A child abuse probe was launched against a north-east baby’s parents after bruise-like marks appeared on his face – before it was discovered he had a simple dairy allergy.
Natalie Whyte and Marc Sutherland today told of their “hell” under the spotlight of suspicion after their then six-week-old son Callan fell ill.
Although the couple suspected the bruise-like marks were caused by a medical condition, a health visitor reported concerns and a probe was launched, which led to Marc, 33, being arrested, cautioned and held by police for four hours.
It was not until an allergy expert diagnosed Callan with a milk intolerance that police and social workers dropped the case.
NHS Grampian said today it is investigating the circumstances of the case after receiving a complaint from the couple.
Marc said: “We were put through two months of hell because they didn’t test for his allergies the day we went into the hospital.
“It’s a horrible experience that no-one should go through.
“Me and Natalie agree about the procedures in place in order to help fight child abuse, but when you’re straight away being accused and being treated guilty – that’s what we find ridiculous.”
Natalie, 28, said: “Since Callan was born he would be difficult to feed, he would become very fussy and would start screaming.
“We would go to the GP and health visitors and they kept saying it was colic – to just keep giving him relief medication for the trapped wind.”
One evening, Natalie returned home to hear Marc had a particularly difficult evening trying to give Callan a bath.
The couple, from Auchleven, near Insch, then noticed the left side of their son’s face had gone red and slightly swollen which only got worse the following morning.
Mysterious “red and purplish marks with little bumps” also appeared, but were gone by the evening.
Concerned, Natalie took Callan to the doctor the following day and explained the situation and was assured once again it was colic.
When the health visitor came round, Natalie told her about the bruise-like marks.
Natalie said: “She asked me if my seven-year-old Lucy might have hurt Callan but had been too scared to tell me.

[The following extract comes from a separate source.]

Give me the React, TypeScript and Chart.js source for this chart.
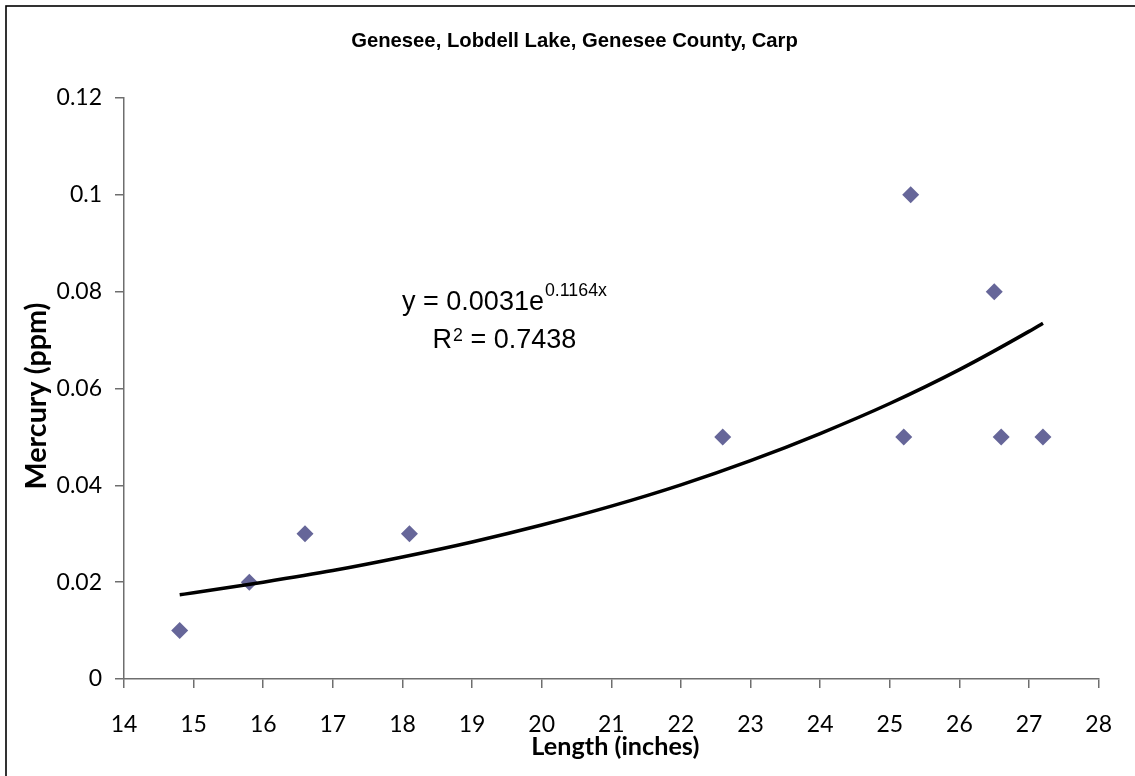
import React, { useEffect, useRef } from "react";
import { Chart, registerables } from "chart.js";

Chart.register(...registerables);

// ---- data ----
const LENGTHS = [14.8, 15.8, 16.6, 18.1, 22.6, 25.2, 25.3, 26.5, 26.6, 27.2];
const MERCURY = [0.01, 0.02, 0.03, 0.03, 0.05, 0.05, 0.1, 0.08, 0.05, 0.05];

// trendline (exponential fit)
const TREND_X = [14.8, 15, 16, 17, 18, 19, 20, 21, 22, 23, 24, 25, 26, 27, 27.2];
const TREND_Y = [0.0174, 0.0178, 0.02, 0.0224, 0.0252, 0.0283, 0.0318, 0.0357, 0.0401, 0.0451, 0.0507, 0.0569, 0.0639, 0.0718, 0.0735];

const X_TICK_LABELS = ["14", "15", "16", "17", "18", "19", "20", "21", "22", "23", "24", "25", "26", "27", "28"];
const Y_TICK_LABELS = ["0", "0.02", "0.04", "0.06", "0.08", "0.1", "0.12"];

const TITLE = "Genesee, Lobdell Lake, Genesee County, Carp";
const X_TITLE = "Length (inches)";
const Y_TITLE = "Mercury (ppm)";
const EQ_MAIN = "y = 0.0031e";
const EQ_EXP = "0.1164x";
const R2_PRE = "R";
const R2_SUP = "2";
const R2_POST = " = 0.7438";
const EQ_ANCHOR_X = 19.465;
const EQ_ANCHOR_Y = 0.0762;

const AXIS_COLOR = "#6e6e6e";
const MARKER_COLOR = "#666699";

function fitSize(ctx: CanvasRenderingContext2D, text: string, weight: string, family: string, target: number) {
  ctx.font = `${weight} 100px ${family}`;
  const w = ctx.measureText(text).width;
  return (100 * target) / w;
}

const textPlugin = {
  id: "customTexts",
  afterDraw(chart: any) {
    const ctx: CanvasRenderingContext2D = chart.ctx;
    const { chartArea, scales } = chart;
    ctx.save();

    // outer frame
    ctx.strokeStyle = "#000";
    ctx.lineWidth = 1.6;
    ctx.strokeRect(6, 6, chart.width + 40, chart.height + 40);

    ctx.fillStyle = "#000";
    ctx.textBaseline = "alphabetic";

    // title
    const arial = "'Liberation Sans', Arial, sans-serif";
    const tSize = fitSize(ctx, TITLE, "bold", arial, 447);
    ctx.font = `bold ${tSize}px ${arial}`;
    ctx.textAlign = "center";
    ctx.fillText(TITLE, chart.width / 2 + 7, 47);

    // x title
    const lato = "Lato, 'Open Sans', sans-serif";
    const xs = fitSize(ctx, X_TITLE, "bold", lato, 168);
    ctx.font = `bold ${xs}px ${lato}`;
    ctx.textAlign = "center";
    ctx.fillText(X_TITLE, (chartArea.left + chartArea.right) / 2 + 4, 755);

    // y title
    const ys = fitSize(ctx, Y_TITLE, "bold", lato, 187);
    ctx.save();
    ctx.font = `bold ${ys}px ${lato}`;
    ctx.translate(46, (chartArea.top + chartArea.bottom) / 2 + 7.5);
    ctx.rotate(-Math.PI / 2);
    ctx.textAlign = "center";
    ctx.fillText(Y_TITLE, 0, 0);
    ctx.restore();

    // equation
    const cx = scales.x.getPixelForValue(EQ_ANCHOR_X);
    const by = scales.y.getPixelForValue(EQ_ANCHOR_Y);
    const mainSize = fitSize(ctx, EQ_MAIN, "normal", arial, 142);
    const supSize = fitSize(ctx, EQ_EXP, "normal", arial, 62);
    const mainFont = `normal ${mainSize}px ${arial}`;
    const supFont = `normal ${supSize}px ${arial}`;
    ctx.textAlign = "left";

    ctx.font = mainFont;
    const w1 = ctx.measureText(EQ_MAIN).width;
    ctx.font = supFont;
    const w2 = ctx.measureText(EQ_EXP).width;
    let x0 = cx - (w1 + w2 + 1) / 2;
    ctx.font = mainFont;
    ctx.fillText(EQ_MAIN, x0, by);
    ctx.font = supFont;
    ctx.fillText(EQ_EXP, x0 + w1 + 1, by - 14);

    const line2 = by + 38;
    ctx.font = mainFont;
    const r1 = ctx.measureText(R2_PRE).width;
    const r3 = ctx.measureText(R2_POST).width;
    ctx.font = supFont;
    const r2 = ctx.measureText(R2_SUP).width;
    x0 = cx - (r1 + r2 + r3 + 1) / 2;
    ctx.font = mainFont;
    ctx.fillText(R2_PRE, x0, line2);
    ctx.font = supFont;
    ctx.fillText(R2_SUP, x0 + r1 + 1, line2 - 7);
    ctx.font = mainFont;
    ctx.fillText(R2_POST, x0 + r1 + r2 + 1, line2);

    ctx.restore();
  },
};

export default function App() {
  const canvasRef = useRef<HTMLCanvasElement | null>(null);

  useEffect(() => {
    if (!canvasRef.current) return;
    const chart = new Chart(canvasRef.current, {
      type: "scatter",
      data: {
        datasets: [
          {
            label: "Trend",
            data: TREND_X.map((x, i) => ({ x, y: TREND_Y[i] })),
            showLine: true,
            borderColor: "#000",
            borderWidth: 3.5,
            pointRadius: 0,
            cubicInterpolationMode: "monotone",
            order: 0,
          } as any,
          {
            label: "Mercury",
            data: LENGTHS.map((x, i) => ({ x, y: MERCURY[i] })),
            pointStyle: "rectRot",
            pointRadius: 8.5,
            pointBackgroundColor: MARKER_COLOR,
            pointBorderColor: MARKER_COLOR,
            pointBorderWidth: 0,
            order: 1,
          } as any,
        ],
      },
      options: {
        animation: false,
        responsive: true,
        maintainAspectRatio: false,
        layout: { padding: { top: 98, right: 35, left: 0, bottom: 0 } },
        plugins: {
          legend: { display: false },
          title: { display: false },
          tooltip: { enabled: false },
        },
        scales: {
          x: {
            type: "linear",
            min: 14,
            max: 28,
            afterFit: (s: any) => {
              s.height = 97;
            },
            ticks: {
              stepSize: 1,
              color: "#000",
              padding: 23,
              font: { family: "Lato", size: 23 },
              callback: (_v: any, i: number) => X_TICK_LABELS[i],
              maxRotation: 0,
            },
            grid: {
              display: true,
              drawOnChartArea: false,
              drawTicks: true,
              tickLength: 9,
              color: AXIS_COLOR,
              lineWidth: 1.5,
            },
            border: { display: true, color: AXIS_COLOR, width: 1.5 },
          },
          y: {
            type: "linear",
            min: 0,
            max: 0.12,
            afterFit: (s: any) => {
              s.width = 124;
            },
            ticks: {
              stepSize: 0.02,
              color: "#000",
              padding: 13,
              font: { family: "Lato", size: 23 },
              callback: (_v: any, i: number) => Y_TICK_LABELS[i],
            },
            grid: {
              display: true,
              drawOnChartArea: false,
              drawTicks: true,
              tickLength: 9,
              color: AXIS_COLOR,
              lineWidth: 1.5,
            },
            border: { display: true, color: AXIS_COLOR, width: 1.5 },
          },
        },
      },
      plugins: [textPlugin],
    });
    return () => chart.destroy();
  }, []);

  return (
    <div style={{ position: "fixed", left: 0, top: 0, width: 1135, height: 776, background: "#fff" }}>
      <canvas ref={canvasRef} />
    </div>
  );
}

I said ‘absolutely not, there’s no way Lucy would ever hurt Callan’.
“She then started asking me if I felt safe around Marc and if I thought my kids were safe in my home.
“It wasn’t until about 5pm that evening, when she phoned to tell me to take Callan to the children’s A&E to have a paediatrician check on him.”
Natalie said she was “absolutely horrified” to find out her family was under investigation for child abuse when she arrived at the hospital.
Callan then underwent a CT scan, x-rays and a blood test to prove for any signs of physical abuse.
She said: “We went into the hospital because someone was concerned about my son’s health, but instead we were treated like criminals.
“They kept telling me it was in my best interest to tell them if Marc had done something to hurt the kids.
“I said to them, no matter how many ways or times you ask me that question, the answer isn’t going to change.”
Desperate for answers, Natalie looked for a second opinion.
She said: “I have a family member who works in a health practice and they showed other health visitors and professionals the pictures of Callan’s marks on his face.
“The other health visitors were really surprised and shocked with what was going on and said the first thing that came to mind was an allergy.
“They said ‘That child has an allergy, babies get them all the time, we deal with children like this everyday and the health visitor should be picking this up’.”
Tests eventually confirmed the markings on Callan had been caused by a dairy allergy.
Natalie said once Callan’s milk formula was changed “he was like a completely different baby”.
“It was such a relief to know what it was,” she added.
It was only after Marc spent four hours at Kittybrewster Police Station – during which time he was placed in the cells, arrested, cautioned and questioned – that police said there would be no further action.
Marc said: “When this all started, we never thought that it would go so far with me being detained.
“I thought, well it’s either going to be both of us or one of us. It’s like they were looking for something that wasn’t there.
“It’s not an experience I want to relive, being questioned, waiting in a cell and being treated like a criminal.
“I know the police need to do this and apologised to me afterwards for putting me in there, but being asked questions that aren’t nice – it felt like they were trying to get answers that I didn’t have.
“I think if they had just done the allergy test we could have been on our way and focus their resources on finding actual child abusers.”
Natalie and Marc wanted to stress that the social workers who worked on the case were “brilliant”.
An NHS Grampian spokeswoman said: “Ms Whyte and her family have raised their concerns directly with us.
“As this matter is currently under investigation it would be inappropriate for us to comment further at this time.”
Detective Inspector David Howieson said: “When concerns about children are raised to police – no matter the nature – they must be taken seriously until the full circumstances are established.
“In this case a report was received from a partner agency and inquiries were subsequently carried out, with all those involved updated at each stage.
“North East Division Public Protection Unit takes the protection of children extremely seriously and works tirelessly to ensure our protection systems are as effective as possible.”